**Problem details**
Without the pictures, output the lines of the material from the very first through the one that holds "(pairlabel) at (200,226)".

**Supplied material**
·····
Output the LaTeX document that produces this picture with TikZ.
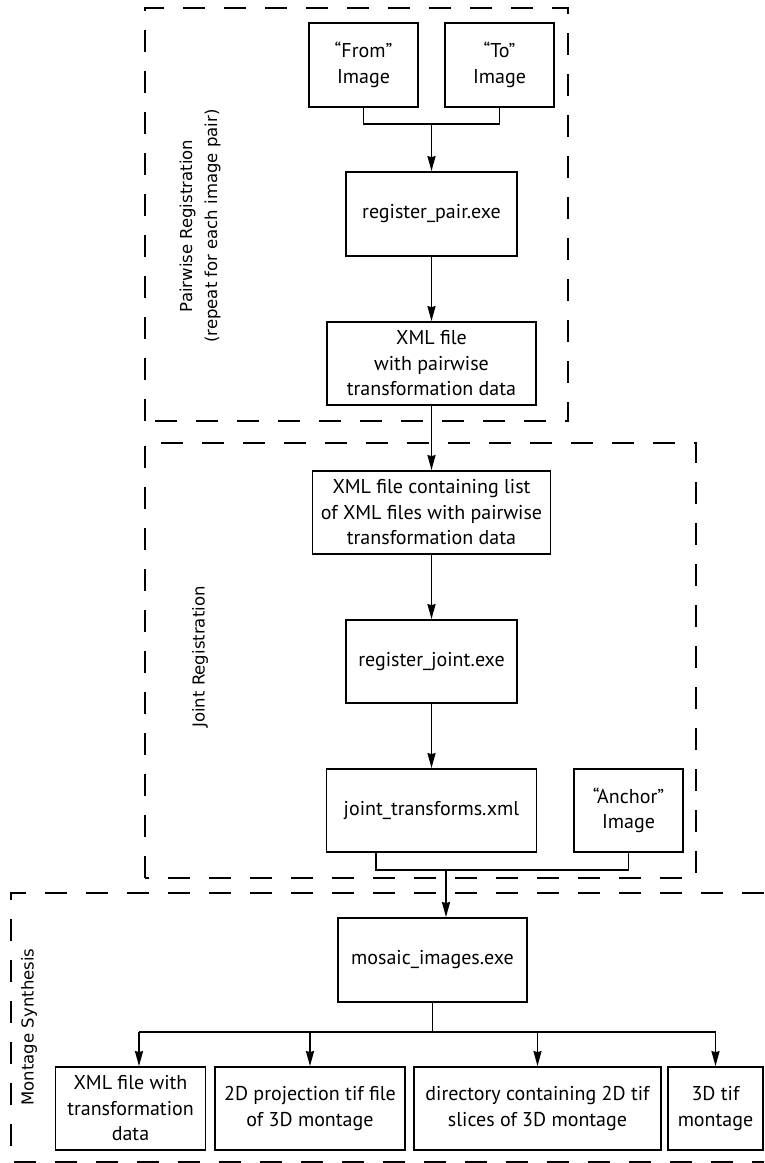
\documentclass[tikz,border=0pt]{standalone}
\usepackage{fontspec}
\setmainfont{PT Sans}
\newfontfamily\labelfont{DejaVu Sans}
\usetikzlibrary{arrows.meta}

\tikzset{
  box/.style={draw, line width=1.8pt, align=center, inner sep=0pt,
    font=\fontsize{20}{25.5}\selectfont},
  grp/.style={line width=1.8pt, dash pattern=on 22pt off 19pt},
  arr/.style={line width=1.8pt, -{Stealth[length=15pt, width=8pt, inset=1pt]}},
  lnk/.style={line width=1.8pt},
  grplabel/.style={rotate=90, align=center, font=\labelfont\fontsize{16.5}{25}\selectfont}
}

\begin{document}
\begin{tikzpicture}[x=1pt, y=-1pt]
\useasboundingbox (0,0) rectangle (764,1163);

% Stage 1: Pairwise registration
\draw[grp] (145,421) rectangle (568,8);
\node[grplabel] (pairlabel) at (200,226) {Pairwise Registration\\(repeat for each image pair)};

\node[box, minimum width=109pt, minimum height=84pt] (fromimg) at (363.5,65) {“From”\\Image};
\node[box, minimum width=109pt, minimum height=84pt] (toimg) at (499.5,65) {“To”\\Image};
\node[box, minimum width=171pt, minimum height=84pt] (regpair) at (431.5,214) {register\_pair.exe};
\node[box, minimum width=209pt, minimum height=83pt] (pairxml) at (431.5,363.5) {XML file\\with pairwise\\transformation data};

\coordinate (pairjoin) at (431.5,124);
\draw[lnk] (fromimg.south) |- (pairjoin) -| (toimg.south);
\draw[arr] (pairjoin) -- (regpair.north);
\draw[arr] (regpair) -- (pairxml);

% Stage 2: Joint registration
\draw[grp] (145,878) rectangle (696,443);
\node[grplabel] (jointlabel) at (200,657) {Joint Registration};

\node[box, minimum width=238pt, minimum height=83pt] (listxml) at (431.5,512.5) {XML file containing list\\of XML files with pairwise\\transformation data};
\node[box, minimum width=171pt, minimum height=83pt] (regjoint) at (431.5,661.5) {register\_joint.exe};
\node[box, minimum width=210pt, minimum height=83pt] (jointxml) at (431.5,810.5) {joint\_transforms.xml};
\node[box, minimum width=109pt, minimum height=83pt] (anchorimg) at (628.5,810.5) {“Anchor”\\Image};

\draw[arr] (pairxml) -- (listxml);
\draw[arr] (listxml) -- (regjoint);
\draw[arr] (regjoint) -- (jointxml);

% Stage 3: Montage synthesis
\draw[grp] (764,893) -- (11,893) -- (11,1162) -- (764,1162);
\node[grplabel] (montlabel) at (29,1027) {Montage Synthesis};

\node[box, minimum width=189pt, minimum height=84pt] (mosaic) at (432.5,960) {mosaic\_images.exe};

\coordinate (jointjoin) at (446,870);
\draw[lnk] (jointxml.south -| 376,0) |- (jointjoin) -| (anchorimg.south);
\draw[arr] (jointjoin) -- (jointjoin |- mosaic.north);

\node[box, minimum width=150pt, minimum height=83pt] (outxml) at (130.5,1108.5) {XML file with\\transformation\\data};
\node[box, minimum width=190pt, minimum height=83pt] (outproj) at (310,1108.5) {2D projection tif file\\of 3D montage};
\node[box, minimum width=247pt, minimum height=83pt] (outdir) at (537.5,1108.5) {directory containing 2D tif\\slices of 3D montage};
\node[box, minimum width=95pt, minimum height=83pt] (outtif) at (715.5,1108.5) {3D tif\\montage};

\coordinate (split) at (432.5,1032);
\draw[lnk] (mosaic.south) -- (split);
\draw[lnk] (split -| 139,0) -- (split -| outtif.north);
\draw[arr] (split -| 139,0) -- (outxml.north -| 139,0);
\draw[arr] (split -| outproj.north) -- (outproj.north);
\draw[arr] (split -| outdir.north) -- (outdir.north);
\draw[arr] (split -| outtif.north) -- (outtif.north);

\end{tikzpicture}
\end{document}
·····
**Output for this task**
Output the LaTeX document that produces this picture with TikZ.
\documentclass[tikz,border=0pt]{standalone}
\usepackage{fontspec}
\setmainfont{PT Sans}
\newfontfamily\labelfont{DejaVu Sans}
\usetikzlibrary{arrows.meta}

\tikzset{
  box/.style={draw, line width=1.8pt, align=center, inner sep=0pt,
    font=\fontsize{20}{25.5}\selectfont},
  grp/.style={line width=1.8pt, dash pattern=on 22pt off 19pt},
  arr/.style={line width=1.8pt, -{Stealth[length=15pt, width=8pt, inset=1pt]}},
  lnk/.style={line width=1.8pt},
  grplabel/.style={rotate=90, align=center, font=\labelfont\fontsize{16.5}{25}\selectfont}
}

\begin{document}
\begin{tikzpicture}[x=1pt, y=-1pt]
\useasboundingbox (0,0) rectangle (764,1163);

% Stage 1: Pairwise registration
\draw[grp] (145,421) rectangle (568,8);
\node[grplabel] (pairlabel) at (200,226) {Pairwise Registration\\(repeat for each image pair)};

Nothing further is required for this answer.